O mesmo problema se dá com relação ao caju, até com mais gravidade, por se perceber no seu caso um aparente processo de extinção da extraordinária diversidade da espécie. Há vinte anos, esperava-se ansiosamente a safra de caju no Recife e região vizinha, a começar em outubro. Quando surgiam os primeiros frutos, viam-se nas ruas não um único tipo, mas múltiplos tipos à venda – amarelos, vermelhos, rosados, grandes, redondos, compridos, achatados, com ou sem rachões, com ou sem manchas. Agora, não. Desde junho, surge uma única espécie da fruta, de tons rosa, todos do mesmo tamanho, que os vendedores arrumam em poluentes bacias de isopor, como se fossem produtos de uma fábrica que os homogeneizasse (a arrumação antiga era em “rodas” ou em cestas de folha de coqueiro). Adoro caju, mas esses eu não compro. Digo ao meu vendedor de frutas, e ele concorda comigo: “são clonados”. Nos meus passeios deste janeiro, pude apreciar a variedade de cajus que ainda existe por aí, sobretudo nas praias da Paraíba e Rio G. Norte (em Pernambuco, só se pensa em destruir para a construção de resorts, refinarias, estradas, uma barbaridade!). Chupei suculentos cajus, tomei alguns com cachaça (que combinação incrível!), admirei seu cheiro e sua forma. Fiz o mesmo com relação às mangabas, que também estão sumindo em Pernambuco, mas existem nos estados vizinhos ao norte.

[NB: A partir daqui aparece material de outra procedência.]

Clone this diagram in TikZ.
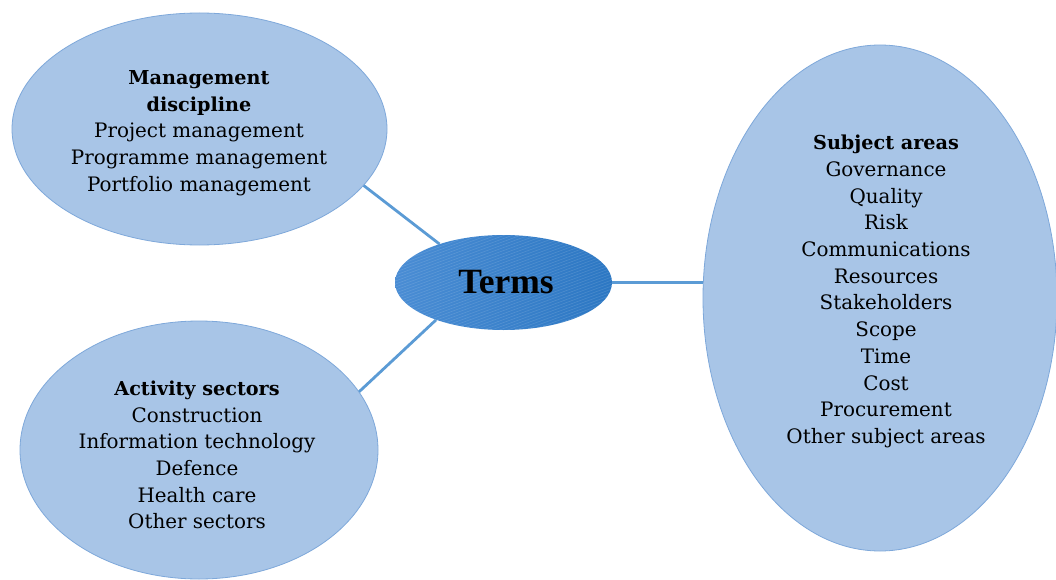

É uma pena tudo isso. As novas gerações não sabem nada da mangaba. Sabem só um pouco do caju – de que Mauro Mota tão bem tratou em seu clássico de 1956 O Cajueiro Nordestino, onde já abordava o tema da devastação. Vale lembrar que o grave desse panorama é a lógica do sistema que o impõe, uma lógica que se contrapõe diretamente à lógica da vida. A lógica do sistema é linear, promove a concorrência e tende à uniformização, à monocultura, à acumulação privada. A outra, da vida, é complexa, plena de diversidade, de interdependências, de complementaridades e cooperação na busca do bem de todos os seres. Este modelo também produz – e com perfeição. É, porém, para servir à vida, e não para lucro pecuniário privado de ninguém. Seu objetivo é o equilíbrio com a natureza, a harmonia com a comunidade da vida e a inclusão de todos os seres humanos. É um paradigma muito anterior ao homem e à economia, que subsiste há 3 bilhões de anos. Enquanto isso, a nossa “civilização” só tem cinco mil.